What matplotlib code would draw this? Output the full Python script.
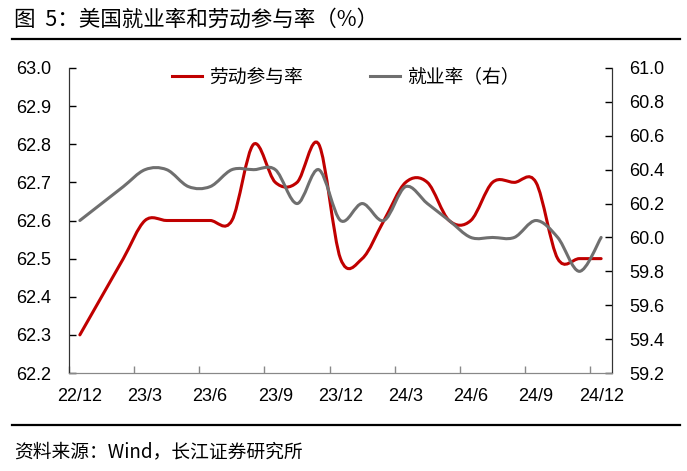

==

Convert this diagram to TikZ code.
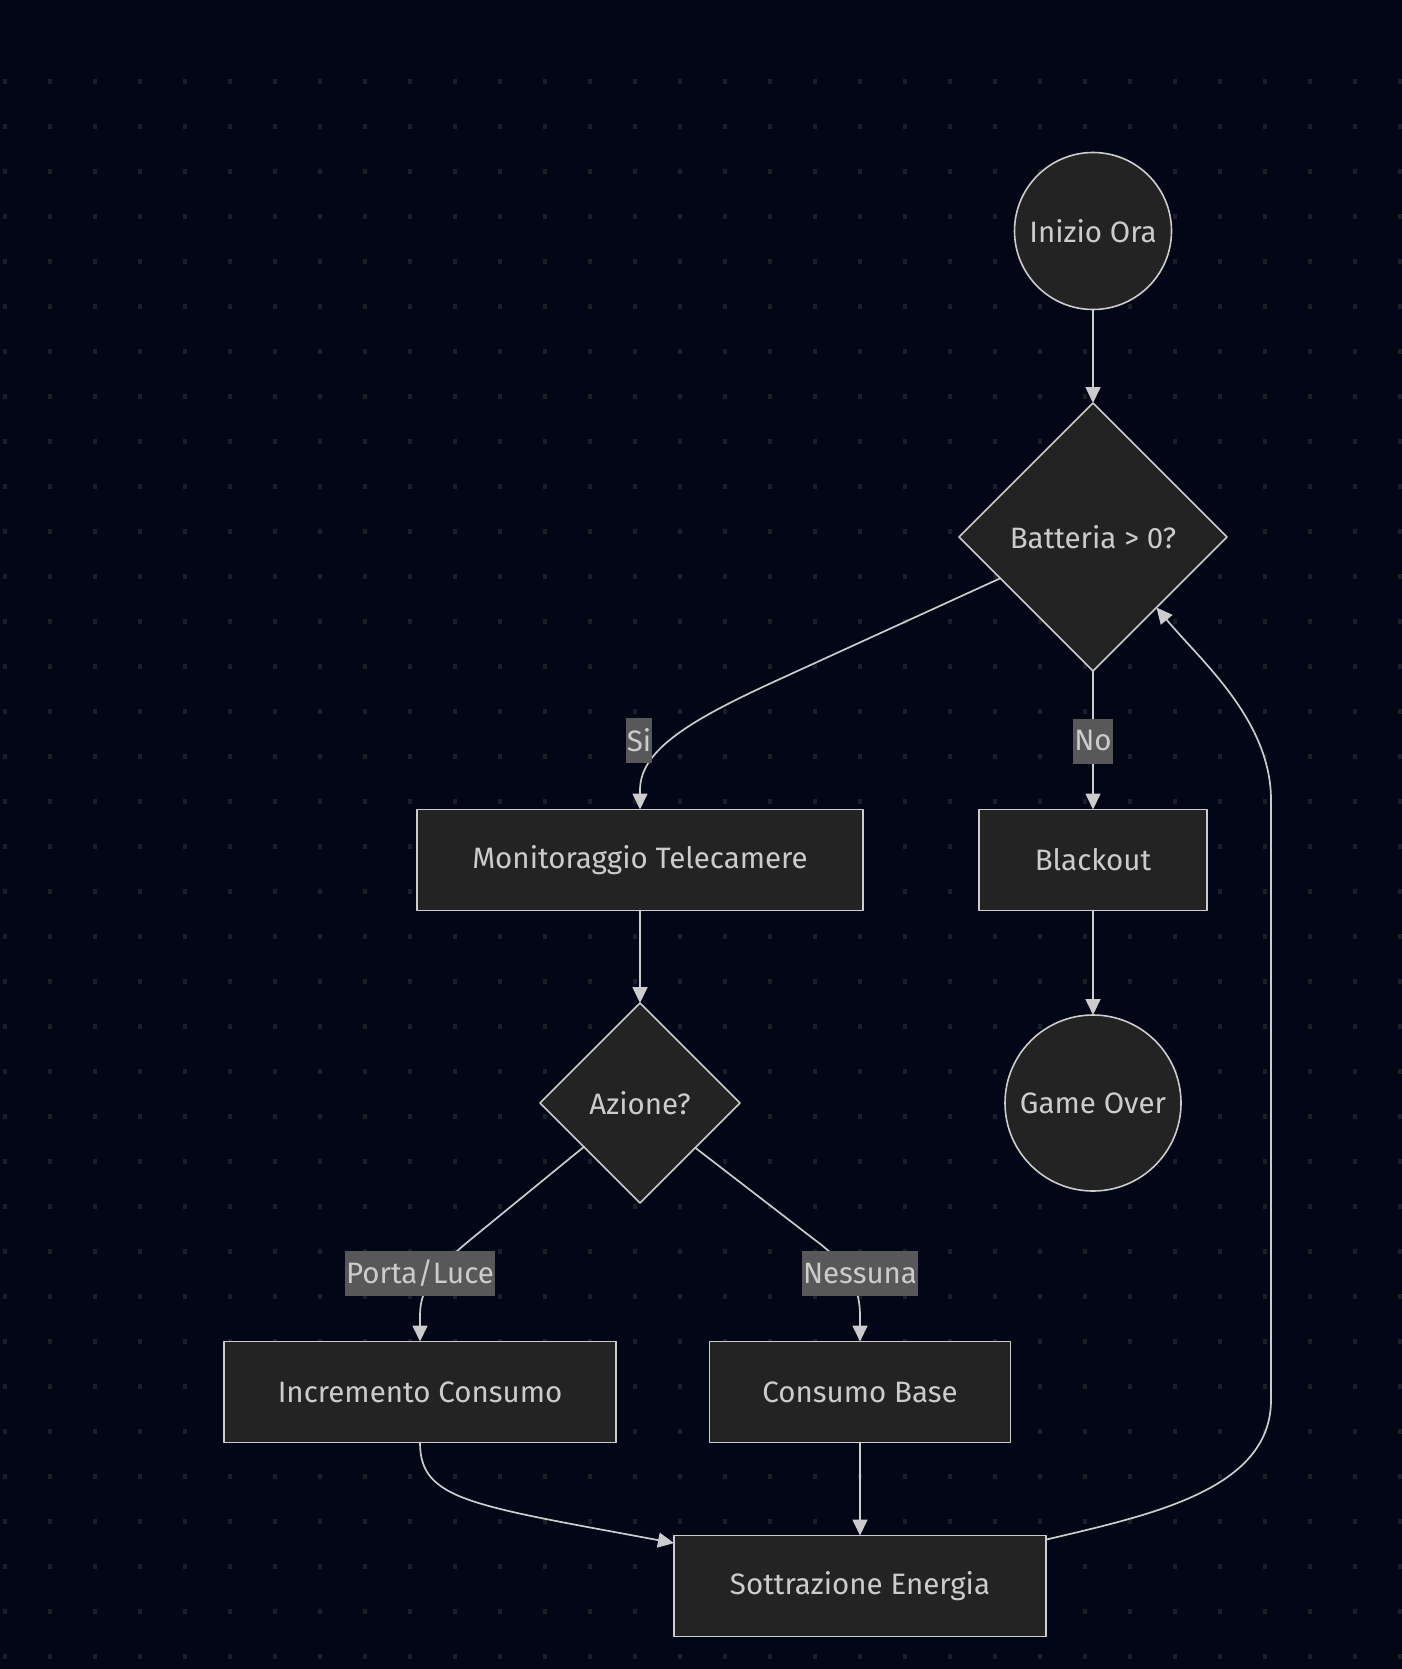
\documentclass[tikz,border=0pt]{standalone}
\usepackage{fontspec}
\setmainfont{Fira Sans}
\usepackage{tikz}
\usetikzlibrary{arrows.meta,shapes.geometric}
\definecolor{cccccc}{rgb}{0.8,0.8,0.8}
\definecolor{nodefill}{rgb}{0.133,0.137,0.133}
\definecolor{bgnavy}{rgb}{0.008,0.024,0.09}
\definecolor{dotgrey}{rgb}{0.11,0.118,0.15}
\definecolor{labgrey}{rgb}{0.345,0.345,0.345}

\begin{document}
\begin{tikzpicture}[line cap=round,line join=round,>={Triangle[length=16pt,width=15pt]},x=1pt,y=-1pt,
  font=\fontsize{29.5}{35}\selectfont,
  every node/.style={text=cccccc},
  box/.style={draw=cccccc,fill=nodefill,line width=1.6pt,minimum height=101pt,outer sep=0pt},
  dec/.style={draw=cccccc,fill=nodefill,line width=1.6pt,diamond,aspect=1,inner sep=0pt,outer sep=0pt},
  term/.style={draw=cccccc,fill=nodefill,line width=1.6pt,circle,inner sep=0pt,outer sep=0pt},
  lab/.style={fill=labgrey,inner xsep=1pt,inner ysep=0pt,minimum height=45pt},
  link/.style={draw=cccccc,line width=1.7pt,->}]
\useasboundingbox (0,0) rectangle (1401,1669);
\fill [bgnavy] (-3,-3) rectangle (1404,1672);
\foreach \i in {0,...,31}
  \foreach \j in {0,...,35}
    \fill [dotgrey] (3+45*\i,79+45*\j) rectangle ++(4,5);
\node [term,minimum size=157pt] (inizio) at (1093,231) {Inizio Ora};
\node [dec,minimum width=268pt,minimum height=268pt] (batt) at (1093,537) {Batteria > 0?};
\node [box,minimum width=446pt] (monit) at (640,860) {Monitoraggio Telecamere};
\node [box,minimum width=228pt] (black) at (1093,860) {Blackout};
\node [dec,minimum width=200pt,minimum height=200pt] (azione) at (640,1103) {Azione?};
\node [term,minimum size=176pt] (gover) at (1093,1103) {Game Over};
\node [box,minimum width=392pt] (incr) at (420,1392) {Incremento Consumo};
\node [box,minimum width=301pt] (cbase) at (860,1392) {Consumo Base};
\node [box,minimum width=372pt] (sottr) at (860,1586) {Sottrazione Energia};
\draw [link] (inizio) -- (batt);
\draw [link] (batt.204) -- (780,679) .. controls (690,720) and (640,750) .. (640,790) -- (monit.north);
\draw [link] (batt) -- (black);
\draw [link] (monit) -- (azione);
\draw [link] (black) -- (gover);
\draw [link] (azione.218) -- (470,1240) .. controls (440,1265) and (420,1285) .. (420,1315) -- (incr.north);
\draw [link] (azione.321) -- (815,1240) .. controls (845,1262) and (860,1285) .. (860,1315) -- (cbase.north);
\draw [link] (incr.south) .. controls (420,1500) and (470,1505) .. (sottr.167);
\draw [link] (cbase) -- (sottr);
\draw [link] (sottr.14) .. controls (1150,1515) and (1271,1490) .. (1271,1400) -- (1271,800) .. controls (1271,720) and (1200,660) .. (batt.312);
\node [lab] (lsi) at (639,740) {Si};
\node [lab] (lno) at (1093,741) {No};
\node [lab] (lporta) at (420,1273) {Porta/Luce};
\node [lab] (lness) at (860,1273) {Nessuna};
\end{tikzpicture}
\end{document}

=== Problem to work on ===
Work out how many lines in the records above contain the word "this", and reply with that number alone.

=== Written solution ===
2